**DATA SHOWN:**
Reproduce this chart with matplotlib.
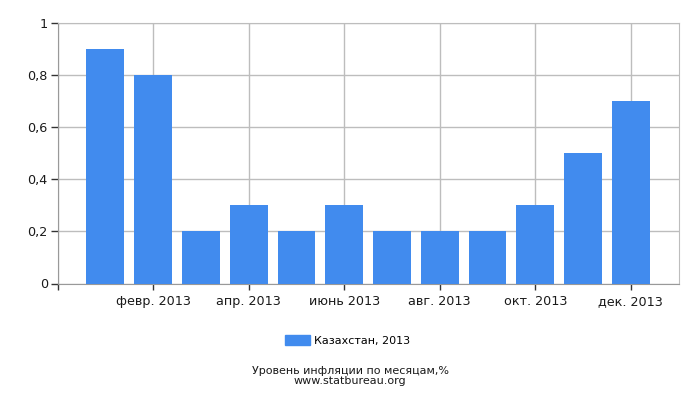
import matplotlib
matplotlib.use("Agg")
import matplotlib.pyplot as plt
import matplotlib.patches as mpatches
from matplotlib.ticker import FuncFormatter

months = ["янв. 2013", "февр. 2013", "март 2013", "апр. 2013", "май 2013", "июнь 2013",
          "июль 2013", "авг. 2013", "сент. 2013", "окт. 2013", "нояб. 2013", "дек. 2013"]
values = [0.9, 0.8, 0.2, 0.3, 0.2, 0.3, 0.2, 0.2, 0.2, 0.3, 0.5, 0.7]
series_name = "Казахстан, 2013"
title = "Уровень инфляции по месяцам,%"
source = "www.statbureau.org"
yticks = [0, 0.2, 0.4, 0.6, 0.8, 1.0]

bar_color = "#418bee"
grid_color = "#bdbdbd"
text_color = "#1a1a1a"

fig = plt.figure(figsize=(7, 4), dpi=100)
ax = fig.add_axes([57.5/700, 1-283.5/400, (678.7-57.5)/700, (283.5-22.5)/400])

x = list(range(len(values)))
ax.bar(x, values, width=0.79, color=bar_color, zorder=3)

ax.set_xlim(-1, 12)
ax.set_ylim(0, 1)
xt = [-1] + x[1::2]
ax.set_xticks(xt)
ax.set_xticklabels([""] + months[1::2], fontsize=9.2, color=text_color)
ax.set_yticks(yticks)
ax.yaxis.set_major_formatter(FuncFormatter(lambda v, p: ("%g" % v).replace(".", ",")))
for lbl in ax.get_yticklabels():
    lbl.set_fontsize(9.2)
    lbl.set_color(text_color)
ax.tick_params(axis="x", length=4, width=1, color="#333333", pad=4)
ax.tick_params(axis="y", length=5, width=1, color="#333333", pad=2)
ax.grid(True, color=grid_color, linewidth=1, zorder=0)
ax.set_axisbelow(True)
for s in ["top", "right"]:
    ax.spines[s].set_color(grid_color)
for s in ["left", "bottom"]:
    ax.spines[s].set_color("#999999")

handle = mpatches.Patch(color=bar_color, label=series_name)
fig.legend(handles=[handle], loc="center", bbox_to_anchor=(348/700, 1-340.5/400),
           frameon=False, fontsize=8, handlelength=2.2, handleheight=0.9, handletextpad=0.4)

fig.text(350/700, 1-371/400, title, ha="center", va="center", fontsize=8, color=text_color)
fig.text(350/700, 1-381.5/400, source, ha="center", va="center", fontsize=8, color=text_color)

fig.savefig("out.png", dpi=100)
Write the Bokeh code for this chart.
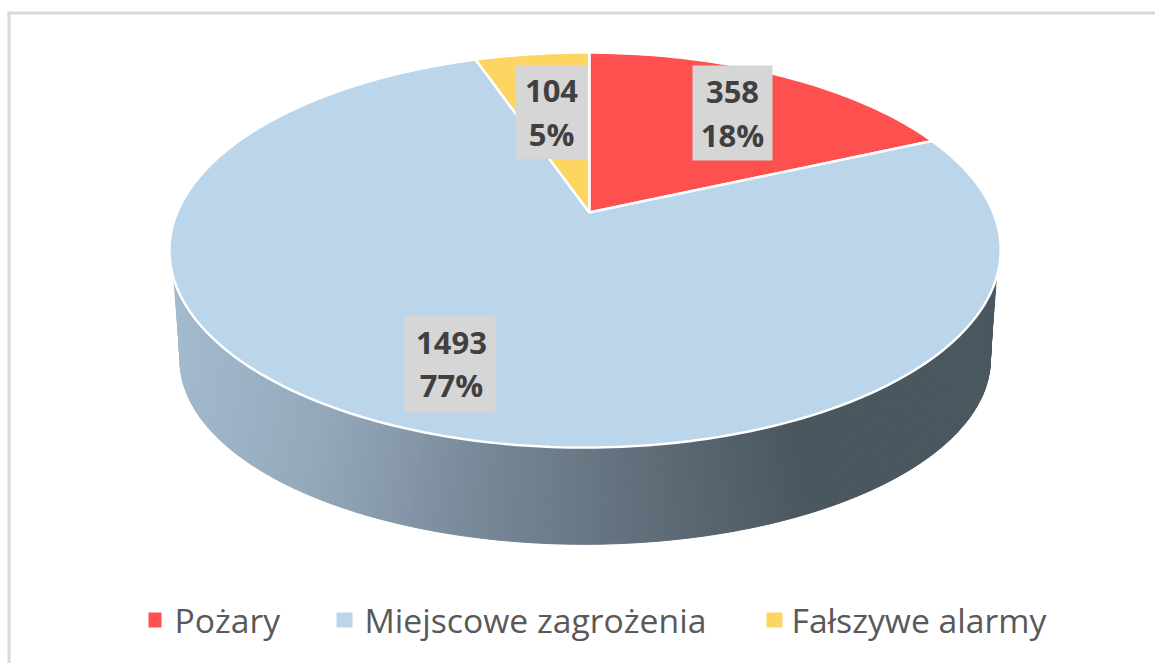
import math
from bokeh.plotting import figure
from bokeh.models import Range1d
from bokeh.core.properties import value
from bokeh.embed import file_html
from bokeh.resources import INLINE

# --- chart data
categories = ["Pożary", "Miejscowe zagrożenia", "Fałszywe alarmy"]
counts = [358, 1493, 104]
percent_labels = ["18%", "77%", "5%"]
colors = ["#FF5050", "#BBD5EB", "#FCD562"]

# --- layout (page pixels)
W, H = 1155, 663
CX, CY, A, B, K, M = 588.8, 212, 408, 190.4, 0.19, 0.01
DEPTH_Y, DEPTH_SX, DEPTH_SY = 112, 0.975, 0.935
LABEL_BOXES = [(692, 772, 65, 160), (404, 495, 315, 412), (515, 587.5, 65, 158.5)]
LABEL_CENTERS = [(732, 91, 134), (451, 342, 384), (551, 90, 133)]
LEGEND_SQ = [(148, 161), (336, 352), (766, 782)]
LEGEND_TX = [174, 364, 791]

p = figure(width=W, height=H, output_backend="svg", toolbar_location=None,
           x_range=Range1d(0, W), y_range=Range1d(H, 0),
           min_border=0, outline_line_color=None, background_fill_color="white",
           border_fill_color="white", x_axis_type=None, y_axis_type=None)
p.grid.visible = False


def top_pt(theta):
    X, Y = math.sin(theta), math.cos(theta)
    w = 1 + K * Y + M * X
    return CX + A * X / w, CY - B * Y / w


def low_pt(theta):
    # lower rim: the silhouette corners sit nearer the sides than on the top rim
    theta = math.pi + (theta - math.pi) * (80 / 71)
    X, Y = math.sin(theta), math.cos(theta)
    w = 1 + K * Y + M * X
    return CX + DEPTH_SX * A * X / w, CY + DEPTH_Y - DEPTH_SY * B * Y / w


def wall_color(x):
    stops = [(175, (163, 186, 207)), (330, (148, 168, 186)), (490, (118, 135, 150)),
             (640, (96, 110, 122)), (790, (74, 87, 95)), (1001, (74, 87, 95))]
    for (x0, c0), (x1, c1) in zip(stops, stops[1:]):
        if x <= x1:
            t = max(0, (x - x0) / (x1 - x0))
            return "#%02x%02x%02x" % tuple(round(u + (v - u) * t) for u, v in zip(c0, c1))
    return "#4a575f"


# side wall: thin strips around the near half of the disc
n = 220
lo, hi = math.radians(109), math.radians(251)
xs, ys, cs = [], [], []
for i in range(n):
    t0 = lo + (hi - lo) * i / n
    t1 = lo + (hi - lo) * (i + 1) / n
    a0, a1, b0, b1 = top_pt(t0), top_pt(t1), low_pt(t1), low_pt(t0)
    xs.append([a0[0], a1[0], b0[0], b1[0]])
    ys.append([a0[1], a1[1], b0[1], b1[1]])
    cs.append(wall_color((a0[0] + a1[0]) / 2))
p.patches(xs, ys, fill_color=cs, line_color=cs, line_width=1)

# top face: wedges from the counts
total = sum(counts)
start = 0.0
for cnt, col in zip(counts, colors):
    sweep = 2 * math.pi * cnt / total
    steps = max(8, int(cnt / total * 360))
    pts = [top_pt(start + sweep * j / steps) for j in range(steps + 1)]
    p.patch([CX] + [q[0] for q in pts], [CY] + [q[1] for q in pts],
            fill_color=col, line_color="white", line_width=2.5)
    start += sweep

# data labels
for (x0, x1, y0, y1), (tx, y_a, y_b), cnt, pct in zip(LABEL_BOXES, LABEL_CENTERS, counts, percent_labels):
    p.quad(left=x0, right=x1, top=y0, bottom=y1, fill_color="#D6D6D6", line_color=None)
    p.text([tx, tx], [y_a, y_b], text=[str(cnt), pct], text_font=value("Open Sans"),
           text_font_style="bold", text_font_size="31px", text_color="#404040",
           text_align="center", text_baseline="middle")

# legend
for (x0, x1), tx, col, name in zip(LEGEND_SQ, LEGEND_TX, colors, categories):
    p.quad(left=x0, right=x1, top=612, bottom=627, fill_color=col, line_color=None)
    p.text([tx], [619], text=[name], text_font=value("Open Sans"), text_font_size="33.7px",
           text_color="#595959", text_align="left", text_baseline="middle")

# frame
p.line([8.5, 8.5], [11, H], line_color="#D9D9D9", line_width=3)
p.line([7, W], [12.5, 12.5], line_color="#D9D9D9", line_width=3)

open("out.html", "w").write(file_html(p, INLINE))
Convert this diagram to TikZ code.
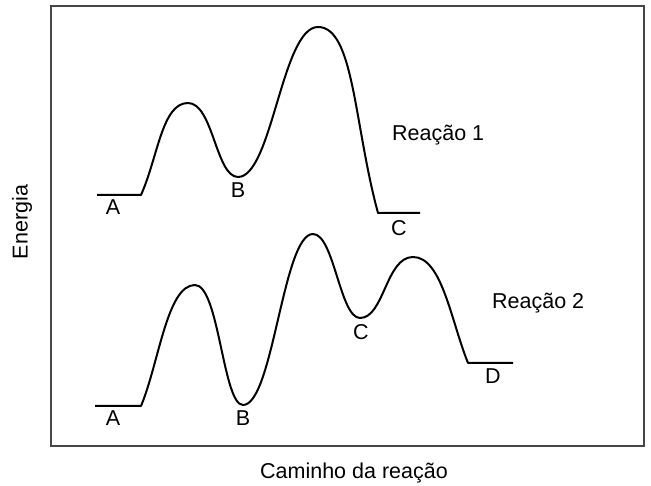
\documentclass[tikz,border=0pt]{standalone}
\usepackage{fontspec}
\setmainfont{Liberation Sans}
\usepackage{xcolor}
\usetikzlibrary{positioning}
\definecolor{frame}{RGB}{70,70,70}
\tikzset{
  profile/.style={draw=black, line width=2pt, line join=round},
  lbl/.style={font=\fontsize{21.5}{25}\selectfont, inner sep=0pt},
}

\begin{document}
\begin{tikzpicture}[x=1pt, y=1pt,
  box/.style={draw=frame, line width=2.2pt}
]
  \useasboundingbox (0,0) rectangle (651,486);
  \draw[box] (51,40) rectangle (644,480);
  % axis titles
  \node[lbl, rotate=90] (yax) at (22,264) {Energia};
  \node[lbl] (xax) at (354,13) {Caminho da reação};
  % reaction 1
  \draw[profile] (97,291) -- (141,291)
    .. controls +(17,38) and +(-26,0) .. (188,383)
    .. controls +(25,0) and +(-22,0) .. (238,309)
    .. controls +(34,0) and +(-36,0) .. (318,459)
    .. controls +(36,0) and +(-24,88) .. (378,273)
    -- (420,273);
  \node[lbl] (a1) at (113,279) {A};
  \node[lbl] (b1) at (238,296) {B};
  \node[lbl] (c1) at (399,258) {C};
  \node[lbl, anchor=west] (r1) at (392,351) {Reação 1};
  % reaction 2
  \draw[profile] (95,80) -- (141,80)
    .. controls +(18,43) and +(-28,0) .. (195,201)
    .. controls +(24,0) and +(-20,0) .. (243,81)
    .. controls +(30,0) and +(-30,0) .. (313,252)
    .. controls +(21,0) and +(-20,0) .. (360,168)
    .. controls +(24,0) and +(-27,0) .. (413,229)
    .. controls +(29,0) and +(-17,42) .. (468,123)
    -- (513,123);
  \node[lbl] (a2) at (113,68) {A};
  \node[lbl] (b2) at (243,68) {B};
  \node[lbl] (c2) at (361,154) {C};
  \node[lbl] (d2) at (493,110) {D};
  \node[lbl, anchor=west] (r2) at (492,183) {Reação 2};
\end{tikzpicture}
\end{document}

**PROBLEM TO SOLVE:** Leave out the pictures. Transcribe only the lines above, from the first through the one that contains "1-283.5/400, (678.7-57.5)/700, (283.5-22.5)/400])".

**SOLUTION BELOW:**
Reproduce this chart with matplotlib.
import matplotlib
matplotlib.use("Agg")
import matplotlib.pyplot as plt
import matplotlib.patches as mpatches
from matplotlib.ticker import FuncFormatter

months = ["янв. 2013", "февр. 2013", "март 2013", "апр. 2013", "май 2013", "июнь 2013",
          "июль 2013", "авг. 2013", "сент. 2013", "окт. 2013", "нояб. 2013", "дек. 2013"]
values = [0.9, 0.8, 0.2, 0.3, 0.2, 0.3, 0.2, 0.2, 0.2, 0.3, 0.5, 0.7]
series_name = "Казахстан, 2013"
title = "Уровень инфляции по месяцам,%"
source = "www.statbureau.org"
yticks = [0, 0.2, 0.4, 0.6, 0.8, 1.0]

bar_color = "#418bee"
grid_color = "#bdbdbd"
text_color = "#1a1a1a"

fig = plt.figure(figsize=(7, 4), dpi=100)
ax = fig.add_axes([57.5/700, 1-283.5/400, (678.7-57.5)/700, (283.5-22.5)/400])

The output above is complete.